Relying on coal power, the German city of North-Rhine Westphalia used to generate a third of the nation’s power. Built in the 1970s, the 2,000-foot-deep Prosper-Haniel hard coal mine powered Germany’s industrial revolution. But in November 2016, Germany – among other countries like Poland and Denmark – adopted a strategy of cutting coal to reduce carbon emissions, leading to the impending closure of the Prosper-Haniel mine in 2018, only to transform it into a 200-MW pumped-storage hydroelectric reservoir. When completed, the mine will store enough power for 400,000 homes, according to North-Rhine Westphalia’s Governor Hannelore Kraft.

Prosper-Haniel

The Coal Mine. Goseteufel

The decision to turn the mine into a Hydroelectric Reservoir may step in to solve two of the most challenging obstacles created by the country’s shift to renewable energy. Germany’s most populous city contributes a fifth of the country’s economic output. Bearing that in mind, the decision provides a new economic activity in a city where generations of workers have relied on fossil fuel for as long as they have lived. On a wider scale, it facilitates the expansion of renewable energy by helping to maintain electric capacity despite the absence of wind and sun shine.

 

A diagram of Prosper-Haniel

A Diagram of the Hydroelectric Reservoir. University of Duisburg-Essen

One of the advantages of having energy stored in an underground mine is increased capacity. While flat land energy storage (FLES) requires the excavation of an underground chamber, there are many inactive underground mines that could potentially act as energy storage facilities. At times when compensation is needed for the lack of wind and solar power, up to one million cubic meters of water could be plunged as deep as 1,200 meters, turning turbines at the foot of the colliery’s mine shafts. The Prosper-Haniel mining complex will be comprised of 26 kilometers of horizontal shafts.

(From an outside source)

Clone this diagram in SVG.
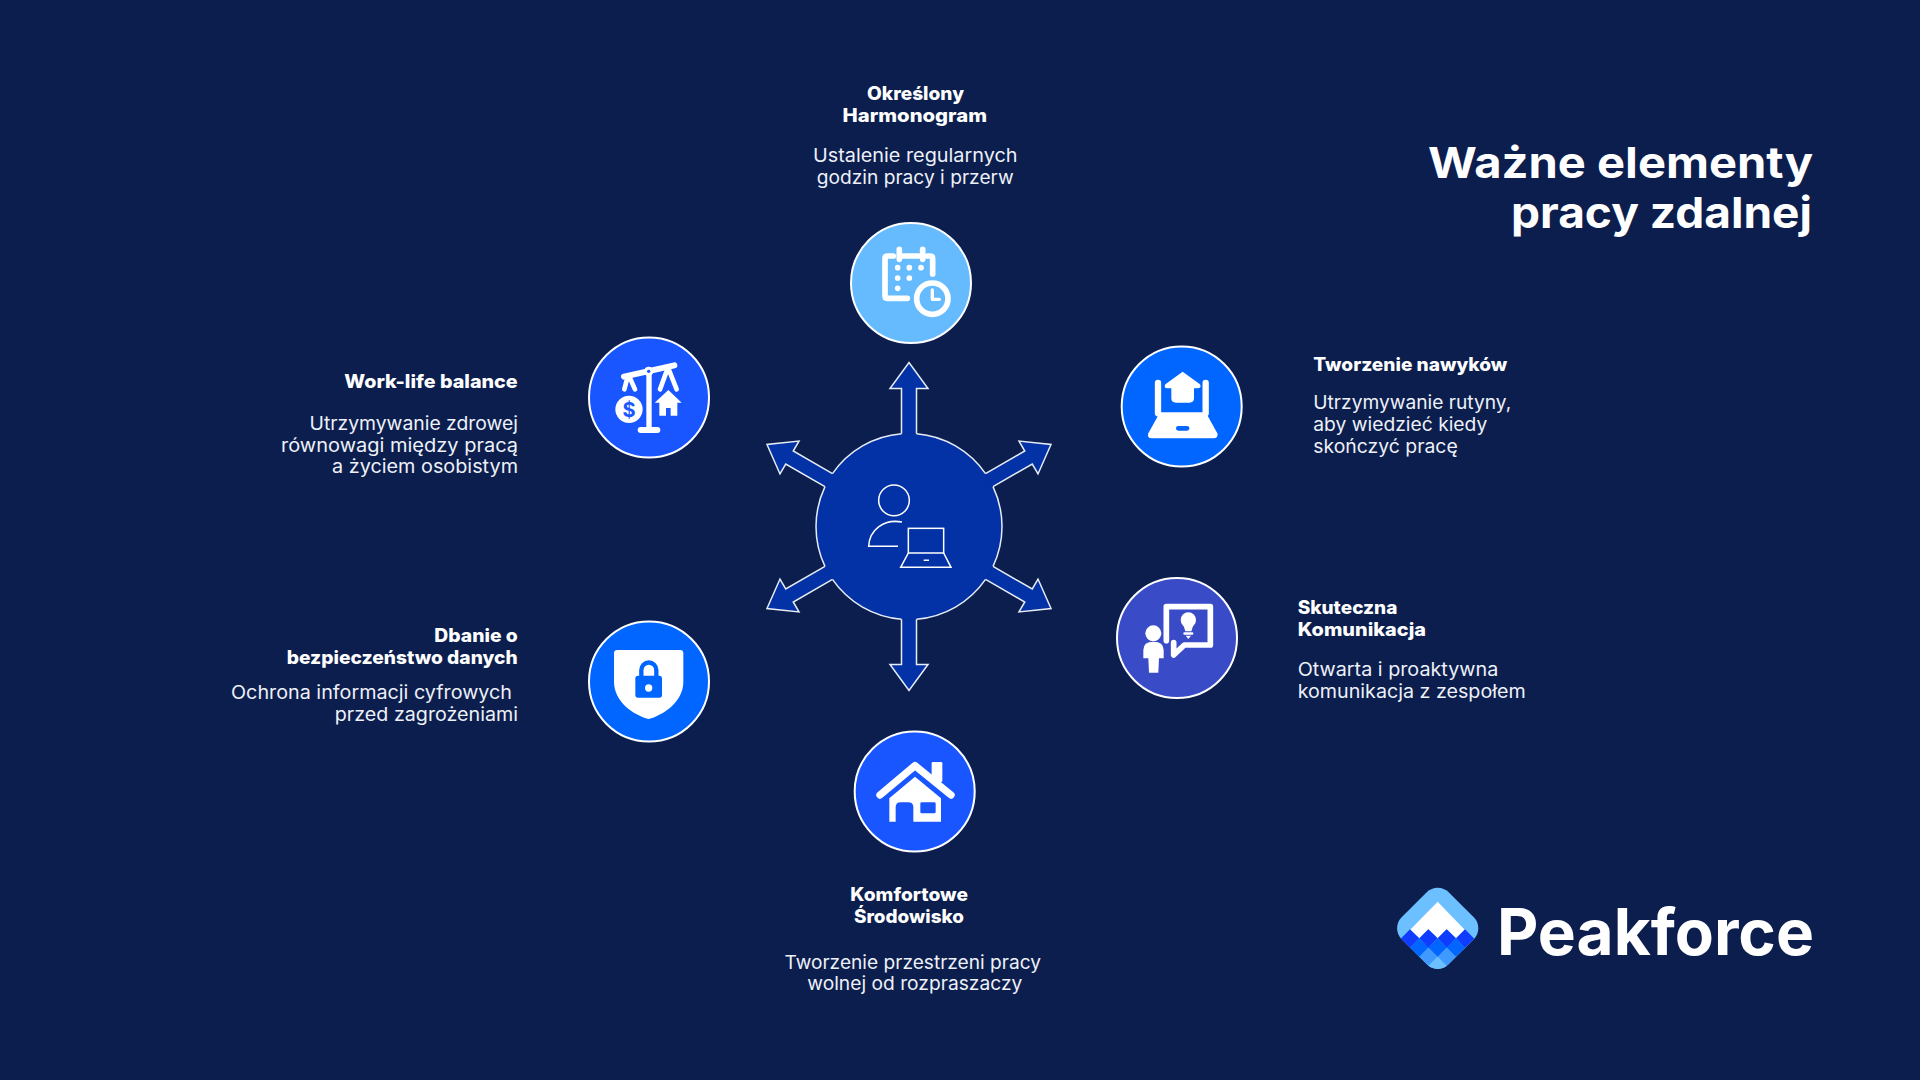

It’s been years since researchers have started suggesting underground energy storage as a solution for renewable energy transitions. A Stanford professor along with his colleague released a study in late 2015 that suggested storing solar energy underground to both heat up and cool houses at a low cost. They argued that summer’s thermal energy gathered in rooftop solar collectors could be stored in soil or rocks. With the help of hydroelectric facilities, excess or low-cost electricity could be used to make ice for cooling.